22. Turning to the present case, the Court notes that the prosecution’s case file was voluminous and its examination inevitably required a substantial period of time (see paragraph 3 above and compare Huseyn and Others v. Azerbaijan, nos. 35485/05 and 3 others, § 176, 26 July 2011), all the more so given that the charges against the applicant concerned complex financial issues (see paragraph 2 above).

23. Having regard to the fact that the applicant and his lawyer had been studying about 580 pages every day during the period from 6 November to 11 November 2012, the investigator’s conclusion that they were attempting to protract the process appears to have been groundless (see paragraph 4 above). Nonetheless, on 12 November 2012 the Leninskyy Court granted the investigator’s application to have the time for the applicant and his lawyer to study the case file limited to the period ending on 16 November 2012 (see paragraph 5 above). As a result, they had only five days to study the remaining 3,416 pages (or about 683 pages per day), which, in the Court’s view, was insufficient.

24. The Court also takes note of the fact that there was no response to the applicant’s complaint to that effect: while he had been entitled to lodge an appeal and did so, the appellate court dismissed it without examination on the grounds that the matter would be examined by the trial court, whereas the latter, in turn, referred to the fact that the restriction had been set by a ruling which had become final (see paragraphs 5-8 above).

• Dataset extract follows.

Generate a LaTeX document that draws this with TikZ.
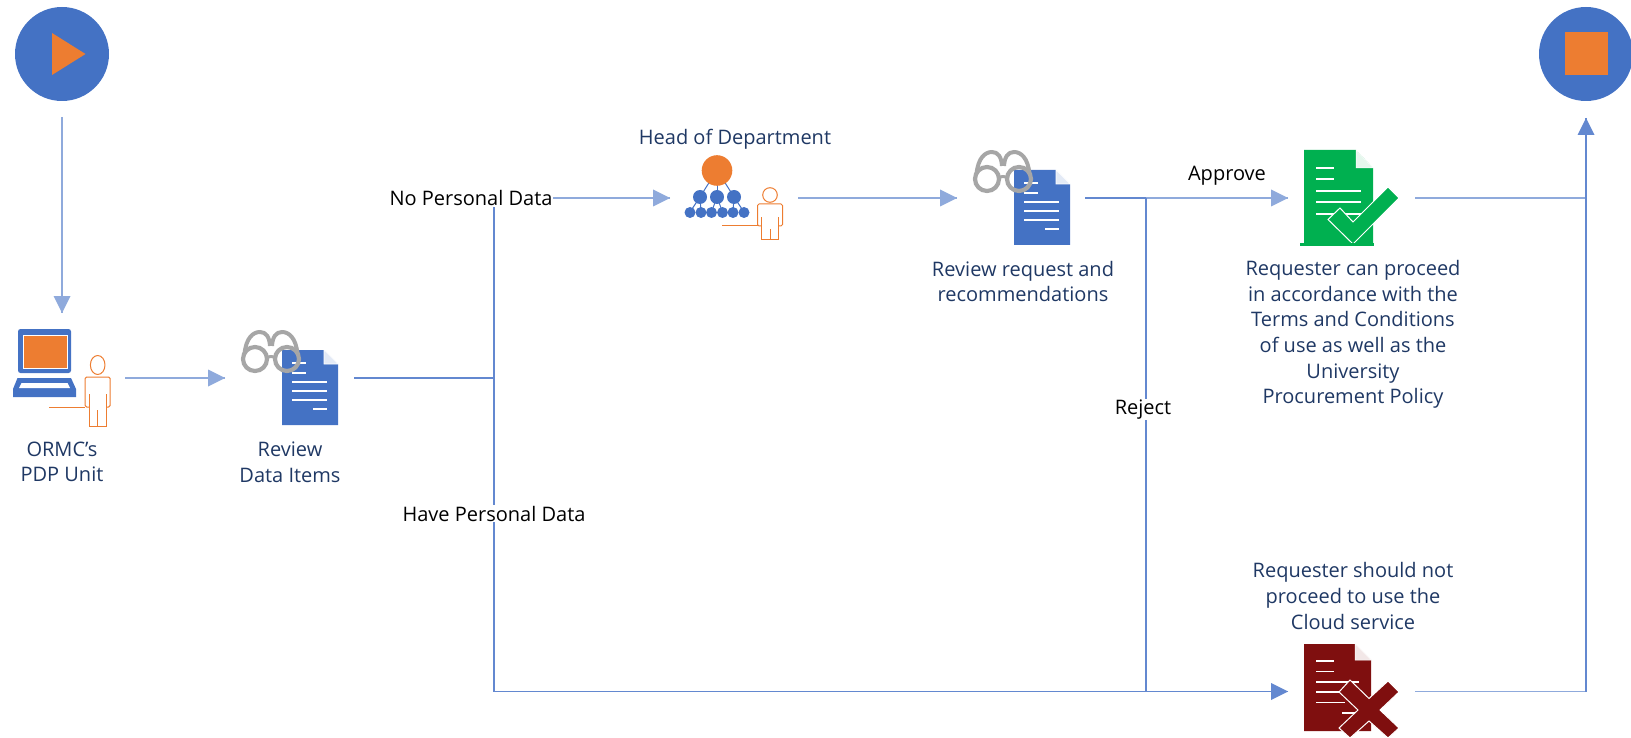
\documentclass[tikz,border=0pt]{standalone}
\usepackage{fontspec}
\setmainfont{Open Sans}
\definecolor{blue1}{HTML}{4472C4}
\definecolor{line1}{HTML}{8FAADC}
\definecolor{line2}{HTML}{6388D0}
\definecolor{orange1}{HTML}{ED7D31}
\definecolor{gray1}{HTML}{A6A6A6}
\definecolor{navy1}{HTML}{1F3864}
\definecolor{green1}{HTML}{00B050}
\definecolor{red1}{HTML}{7F0F0F}
\tikzset{
  lbl/.style={font=\fontsize{20}{25.6}\selectfont,text=navy1,align=center,inner sep=0pt},
  cond/.style={font=\fontsize{20}{25}\selectfont,text=black,fill=white,inner sep=1pt},
  hit/.style={inner sep=0pt,outer sep=0pt,minimum width=#1},
  hit/.default=10pt,
  conn/.style={draw=line1,line width=1.6pt},
  conn2/.style={draw=line2,line width=1.6pt},
  headlight/.style={fill=line1},
  headdark/.style={fill=line2},
  outl/.style={draw=orange1,line width=1pt,fill=none,line join=round,rounded corners=1.5pt},
  wl/.style={draw=white,line width=1.2pt},
}
\newcommand{\glassdoc}[2]{%
\begin{scope}[shift={(#1,#2)}]
  \fill[blue1] (0,0) -- (42,0) -- (56,14) -- (56,75) -- (0,75) -- cycle;
  \draw[draw=white,line width=.7pt,fill=white!85!blue1] (42,0) -- (42,14) -- (56,14) -- cycle;
  \foreach \ya/\xa/\xb in {13/10/24,23/10/24,32/10/45,41/10/45,50/10/45,59/31/45}
     \draw[wl] (\xa,\ya) -- (\xb,\ya);
  \draw[gray1,line width=4.2pt] (-27,9) circle[radius=12];
  \draw[gray1,line width=4.2pt] (5,9) circle[radius=12];
  \draw[gray1,line width=3pt] (-15,8) .. controls (-13,6) and (-9,6) .. (-7,8);
  \draw[gray1,line width=4pt] (-37.5,4) .. controls (-36,-12) and (-29,-18) .. (-22,-18) .. controls (-16,-18) and (-12.5,-13) .. (-12,-4);
  \draw[gray1,line width=4pt] (15.5,4) .. controls (14,-12) and (7,-18) .. (0,-18) .. controls (-6,-18) and (-9.5,-13) .. (-10,-4);
\end{scope}}
\newcommand{\persongly}[8]{% x, head y, head ry, shoulder y, inner arm y, arm bottom y, foot y, line start
  \draw[outl] (#1,#2) ellipse[x radius=7.3,y radius=#3];
  \draw[outl] (#1-8.5,#7) -- (#1-8.5,#5) (#1+8.5,#7) -- (#1+8.5,#5);
  \draw[outl] (#1-8.5,#6) -- (#1-12.5,#6) -- (#1-12.5,#4) -- (#1+12.5,#4) -- (#1+12.5,#6) -- (#1+8.5,#6);
  \draw[outl] (#1-8.5,#7) -- (#1+8.5,#7);
  \draw[outl] (#1,#6+3) -- (#1,#7);
  \draw[draw=orange1,line width=1pt] (#8,#6) -- (#1-12.5,#6);
}
\begin{document}
\begin{tikzpicture}[x=1pt,y=-1pt,>=latex]
\useasboundingbox (0,0) rectangle (1631,738);
% connector anchor boxes
\node[hit=126pt,minimum height=130pt] (pdp) at (62,378) {};
\node[hit=129pt,minimum height=40pt] (review) at (289.5,378) {};
\node[hit=128pt,minimum height=40pt] (hod) at (734,198) {};
\node[hit=128pt,minimum height=40pt] (req) at (1021,198) {};
\node[hit=127pt,minimum height=40pt] (ok) at (1351.5,198) {};
\node[hit=127pt,minimum height=40pt] (no) at (1351.5,691.5) {};
\node[hit=94pt,minimum height=126pt] (startb) at (62,54) {};
\node[hit=94pt,minimum height=128pt] (stopb) at (1586,54) {};
\coordinate (j1) at (494,378);
\coordinate (j2) at (494,198);
\coordinate (j3) at (494,691.5);
\coordinate (j4) at (1146,198);
\coordinate (j5) at (1146,691.5);
\coordinate (j6) at (1586,198);
\coordinate (j7) at (1586,691.5);
% connectors
\newcommand{\headR}[2]{\fill[#2] (#1) -- ++(-17,-8.5) -- ++(0,17) -- cycle;}
\path[conn] (startb.south) -- (pdp.north);
\fill[headlight] (pdp.north) -- ++(-8.5,-17) -- ++(17,0) -- cycle;
\path[conn] (pdp.east) -- (review.west); \headR{review.west}{headlight}
\path[conn2] (review.east) -- (j1);
\path[conn2] (j2) -- (j3);
\path[conn] (j2) -- (hod.west); \headR{hod.west}{headlight}
\path[conn] (hod.east) -- (req.west); \headR{req.west}{headlight}
\path[conn2] (req.east) -- (j4);
\path[conn] (j4) -- (ok.west); \headR{ok.west}{headlight}
\path[conn2] (j4) -- (j5);
\path[conn2] (j3) -- (no.west); \headR{no.west}{headdark}
\path[conn] (ok.east) -- (j6);
\path[conn] (no.east) -- (j7);
\path[conn2] (j7) -- (stopb.south);
\fill[headdark] (stopb.south) -- ++(-8.5,17) -- ++(17,0) -- cycle;
% condition labels
\node[cond] (l1) at (471,198) {No Personal Data};
\node[cond] (l2) at (494,513.5) {Have Personal Data};
\node[cond] (l3) at (1143,409.5) {Reject};
\node[cond,fill=none] (l4) at (1227,176) {Approve};
% start / stop
\node[circle,fill=blue1,minimum size=94pt,inner sep=0pt] (start) at (62,54) {};
\fill[orange1] (52,33) -- (85.5,54) -- (52,75) -- cycle;
\node[circle,fill=blue1,minimum size=94pt,inner sep=0pt] (stop) at (1586,54) {};
\fill[orange1] (1565,32) rectangle (1608,75);
% laptop
\fill[blue1,rounded corners=2.5pt] (18,329) rectangle (71,373);
\draw[fill=orange1,draw=white,line width=.7pt] (23,335) rectangle (67,368);
\fill[blue1] (17.5,378) -- (71,378) -- (76,389) -- (76,397) -- (13,397) -- (13,389) -- cycle;
\fill[white] (21.5,383) -- (67.5,383) -- (70,388) -- (19,388) -- cycle;
\persongly{97.7}{365}{9.5}{377}{394}{407}{426.5}{49}
% review
\glassdoc{282}{350}
% head of department
\foreach \a/\b in {717/700,717/717,717/734}
  \draw[blue1,line width=1pt] (\a,170) -- (\b,197);
\foreach \a/\b in {700/690,700/701,717/711.5,717/722.5,734/733,734/744}
  \draw[blue1,line width=1pt] (\a,197) -- (\b,212);
\fill[orange1] (717,170.5) circle[radius=15.3];
\foreach \a in {700,717,734} \fill[blue1] (\a,197) circle[radius=7];
\foreach \a in {690,701,711.5,722.5,733,744} \fill[blue1] (\a,212.5) circle[radius=5.5];
\persongly{770}{195}{7.3}{204}{217}{226}{240}{722}
% review request
\glassdoc{1014}{170}
% approve doc
\fill[green1] (1304,150) -- (1356,150) -- (1373,168) -- (1373,243) -- (1304,243) -- cycle;
\draw[draw=white,line width=.5pt,fill=white!90!green1] (1356,150) -- (1356,168) -- (1373,168) -- cycle;
\foreach \ya/\xa/\xb in {168/1316/1334,179/1316/1334,191/1316/1361,202/1316/1361,214/1316/1361}
  \draw[wl] (\xa,\ya) -- (\xb,\ya);
\draw[fill=green1,draw=white,line width=1pt] (1388,187) -- (1399,198) -- (1353,244) -- (1328,219.5) -- (1340,208) -- (1353,222) -- cycle;
\fill[green1] (1374,243) rectangle (1300,246);
% reject doc
\fill[red1] (1304,644) -- (1355,644) -- (1371,660) -- (1371,731) -- (1304,731) -- cycle;
\draw[draw=white,line width=.5pt,fill=white!90!red1] (1355,644) -- (1355,660) -- (1371,660) -- cycle;
\foreach \ya/\xa/\xb in {661/1316/1334,671.5/1316/1334,682/1316/1359,692/1316/1345,702.5/1316/1345,713/1342/1359}
  \draw[wl] (\xa,\ya) -- (\xb,\ya);
\draw[fill=red1,draw=white,line width=1pt] (1350,680) -- (1369,698.5) -- (1388,681) -- (1399,692) -- (1380,710) -- (1399,728) -- (1388,738) -- (1369,721) -- (1350,738) -- (1339,728) -- (1358,710) -- (1339,692) -- cycle;
% texts
\node[lbl] (t1) at (62,462) {ORMC’s\\PDP Unit};
\node[lbl] (t2) at (290,462) {Review\\Data Items};
\node[lbl] (t3) at (735,139) {Head of Department};
\node[lbl] (t4) at (1023,281.5) {Review request and\\recommendations};
\node[lbl] (t5) at (1353,334.5) {Requester can proceed\\in accordance with the\\Terms and Conditions\\of use as well as the\\University\\Procurement Policy};
\node[lbl] (t6) at (1353,596) {Requester should not\\proceed to use the\\Cloud service};
\end{tikzpicture}
\end{document}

25. It is true that the applicant and his lawyer were given additional access to the case file during the judicial proceedings (see paragraphs 9 and 12 above). The proceedings were not, however, adjourned during those periods. In other words, the applicant and his lawyer had to mount the defence before having had sufficient time to study all the material in the case file. Furthermore, the applicant’s specific and pertinent allegations about the inadequate conditions in which he and his lawyer had been obliged to study the file at that stage remained unaddressed by the domestic courts (see paragraphs 11-15 above). It follows that the initial restriction on the time allowed for the applicant and his lawyer to study the case file prior to the trial was not rectified by their additional access to the file on later occasions.

26. Lastly, the Court does not accept the Government’s argument that the applicant had sufficient time to study the case file on several occasions merely owing to the fact that he had signed records to that effect (see paragraph 18 above). In the absence of any indication to the contrary, signing a record on familiarisation with the material in the case file appeared to be a procedural formality aimed at documenting the fact that the person concerned was indeed given access to the case file, but it did not necessarily follow from this that the signing of such a record could somehow attest in any way whether the time and facilities for such access were sufficient (compare Huseyn and Others, cited above, § 176).

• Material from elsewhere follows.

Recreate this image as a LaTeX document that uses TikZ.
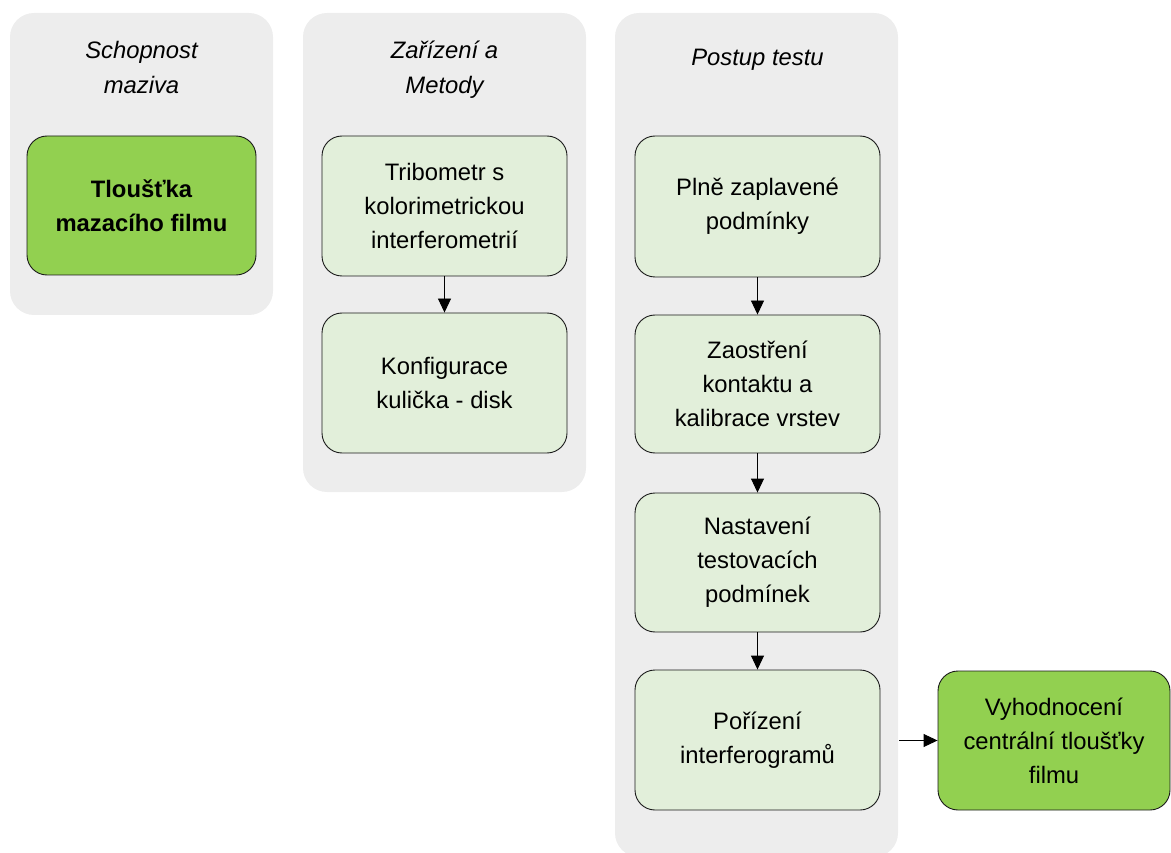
\documentclass[tikz,border=0pt]{standalone}
\usepackage{fontspec}
\setmainfont{Liberation Sans}
\usetikzlibrary{arrows.meta}
\definecolor{lanegray}{HTML}{EDEDED}
\definecolor{stepgreen}{HTML}{E2EFDA}
\definecolor{keygreen}{HTML}{92D050}
\definecolor{edge}{HTML}{1A1A1A}
\begin{document}
\begin{tikzpicture}[x=1pt,y=-1pt,
  every node/.style={font=\fontsize{23.8pt}{34pt}\selectfont, align=center, inner sep=0pt},
  lane/.style={fill=lanegray, rounded corners=24pt, draw=none},
  lanetitle/.style={font=\fontsize{23.8pt}{35pt}\selectfont\itshape},
  stepbox/.style={draw=edge, line width=0.9pt, fill=stepgreen, rounded corners=20pt,
                  minimum width=245pt, minimum height=140pt},
  keybox/.style={stepbox, fill=keygreen},
  arr/.style={draw=black, line width=0.9pt, -{Triangle[length=14pt,width=13pt]}}
]
\useasboundingbox (0,0) rectangle (1171,853);

% swimlane backgrounds
\node[lane, minimum width=263pt, minimum height=302pt] (lane1) at (141.5,164) {};
\node[lane, minimum width=283pt, minimum height=479pt] (lane2) at (444.5,252.5) {};
\node[lane, minimum width=283pt, minimum height=844pt] (lane3) at (756.5,435) {};

% lane titles
\node[lanetitle] (title1) at (141.5,67.5) {Schopnost\\maziva};
\node[lanetitle] (title2) at (444.5,69.5) {Zařízení a\\Metody};
\node[lanetitle] (title3) at (757.5,60) {Postup testu};

% lubricant property
\node[keybox, minimum width=229pt, minimum height=139pt, font=\fontsize{23.8pt}{34pt}\selectfont\bfseries]
  (film) at (141.5,205.5) {Tloušťka\\mazacího filmu};

% equipment and methods
\node[stepbox] (tribo) at (444.5,206) {Tribometr s\\kolorimetrickou\\interferometrií};
\node[stepbox] (config) at (444.5,383) {Konfigurace\\kulička - disk};

% test procedure
\node[stepbox, minimum height=141pt] (flood) at (757.5,206.5) {Plně zaplavené\\podmínky};
\node[stepbox, minimum height=138pt] (focus) at (757.5,384) {Zaostření\\kontaktu a\\kalibrace vrstev};
\node[stepbox, minimum height=139pt] (setup) at (757.5,562.5) {Nastavení\\testovacích\\podmínek};
\node[stepbox] (capture) at (757.5,740) {Pořízení\\interferogramů};

% evaluation
\node[keybox, minimum width=232pt, minimum height=139pt] (eval) at (1054,740.5)
  {Vyhodnocení\\centrální tloušťky\\filmu};

% connectors
\draw[arr] (tribo) -- (config);
\draw[arr] (flood) -- (focus);
\draw[arr] (focus) -- (setup);
\draw[arr] (setup) -- (capture);
\coordinate (evalin) at (899,740.5);
\draw[arr] (evalin) -- (eval.west);
\end{tikzpicture}
\end{document}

27. In the light of all the above considerations, the Court considers that the applicant did not have sufficient time and facilities for the preparation of his defence.

28. There has accordingly been a violation of Article 6 §§ 1 and 3 (b) of the Convention.

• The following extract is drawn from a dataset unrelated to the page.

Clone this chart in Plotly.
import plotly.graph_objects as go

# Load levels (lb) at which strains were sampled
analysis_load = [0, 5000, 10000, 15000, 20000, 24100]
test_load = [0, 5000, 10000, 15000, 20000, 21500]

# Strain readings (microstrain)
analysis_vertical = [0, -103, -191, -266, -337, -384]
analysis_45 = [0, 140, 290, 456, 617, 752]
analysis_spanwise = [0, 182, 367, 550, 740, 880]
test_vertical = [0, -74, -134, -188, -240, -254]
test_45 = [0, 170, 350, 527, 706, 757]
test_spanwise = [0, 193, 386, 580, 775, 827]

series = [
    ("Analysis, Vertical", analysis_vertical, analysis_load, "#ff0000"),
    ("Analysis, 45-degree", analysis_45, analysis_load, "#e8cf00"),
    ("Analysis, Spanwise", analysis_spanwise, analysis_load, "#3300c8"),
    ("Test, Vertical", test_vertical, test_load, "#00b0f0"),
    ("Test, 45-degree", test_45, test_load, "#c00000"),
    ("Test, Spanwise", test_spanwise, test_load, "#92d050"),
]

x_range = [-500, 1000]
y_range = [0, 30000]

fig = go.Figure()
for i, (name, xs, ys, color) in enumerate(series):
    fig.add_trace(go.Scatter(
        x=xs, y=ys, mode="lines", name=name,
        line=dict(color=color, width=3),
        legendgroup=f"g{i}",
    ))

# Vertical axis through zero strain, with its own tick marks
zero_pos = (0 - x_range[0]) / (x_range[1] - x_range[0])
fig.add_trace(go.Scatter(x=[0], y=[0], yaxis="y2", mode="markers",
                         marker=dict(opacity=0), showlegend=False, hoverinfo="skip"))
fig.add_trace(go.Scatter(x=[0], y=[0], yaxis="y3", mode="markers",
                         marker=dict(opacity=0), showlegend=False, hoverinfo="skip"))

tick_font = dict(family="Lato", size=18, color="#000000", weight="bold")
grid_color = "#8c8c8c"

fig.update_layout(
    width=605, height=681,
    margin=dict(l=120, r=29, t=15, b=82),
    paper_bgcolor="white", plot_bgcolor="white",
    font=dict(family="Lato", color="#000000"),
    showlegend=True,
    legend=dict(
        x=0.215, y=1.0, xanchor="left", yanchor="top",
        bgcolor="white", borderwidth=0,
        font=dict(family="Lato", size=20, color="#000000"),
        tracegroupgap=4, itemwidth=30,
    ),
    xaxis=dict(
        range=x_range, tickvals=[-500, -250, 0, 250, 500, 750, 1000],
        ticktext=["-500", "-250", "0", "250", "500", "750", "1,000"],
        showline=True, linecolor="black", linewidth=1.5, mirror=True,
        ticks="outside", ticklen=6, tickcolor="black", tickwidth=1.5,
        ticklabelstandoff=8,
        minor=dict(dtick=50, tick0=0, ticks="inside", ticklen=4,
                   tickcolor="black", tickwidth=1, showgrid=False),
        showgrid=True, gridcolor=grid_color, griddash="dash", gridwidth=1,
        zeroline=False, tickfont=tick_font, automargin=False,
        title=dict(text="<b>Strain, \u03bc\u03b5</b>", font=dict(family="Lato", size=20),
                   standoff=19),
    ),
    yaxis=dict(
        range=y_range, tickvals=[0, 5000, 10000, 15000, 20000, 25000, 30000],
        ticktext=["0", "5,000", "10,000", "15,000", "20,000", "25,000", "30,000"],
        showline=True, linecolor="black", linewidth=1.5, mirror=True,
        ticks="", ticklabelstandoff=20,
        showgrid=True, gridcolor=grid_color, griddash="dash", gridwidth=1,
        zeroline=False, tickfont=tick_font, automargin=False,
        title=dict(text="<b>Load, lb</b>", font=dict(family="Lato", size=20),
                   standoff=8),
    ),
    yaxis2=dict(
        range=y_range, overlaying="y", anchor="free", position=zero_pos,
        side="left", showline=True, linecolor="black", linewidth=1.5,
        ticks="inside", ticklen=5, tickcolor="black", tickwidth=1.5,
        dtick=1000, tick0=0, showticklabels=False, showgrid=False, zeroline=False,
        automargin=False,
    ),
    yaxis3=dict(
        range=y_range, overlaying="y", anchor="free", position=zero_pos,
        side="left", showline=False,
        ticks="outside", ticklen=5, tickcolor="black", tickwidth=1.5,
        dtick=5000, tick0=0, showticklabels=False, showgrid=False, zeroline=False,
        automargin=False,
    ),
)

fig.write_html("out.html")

29. The applicant did not submit a claim for just satisfaction. Accordingly, the Court considers that there is no call to award him any sum on that account.


  1. Declares the application admissible;
  2. Holds that there has been a violation of Article 6 §§ 1 and 3 (b) of the Convention.

Done in English, and notified in writing on 30 March 2023, pursuant to Rule 77 §§ 2 and 3 of the Rules of Court.

Martina Keller Stéphanie Mourou-Vikström
Deputy Registrar President

[1] In other words, about 580 pages per day.

[2] Apparently implying a maximum duration of eight hours per day, corresponding to working hours.

[3] It appears that the volume of the case file remaining to be studied amounted to 3,416 pages. In other words, the applicant and his lawyer were expected to study 683 pages per day.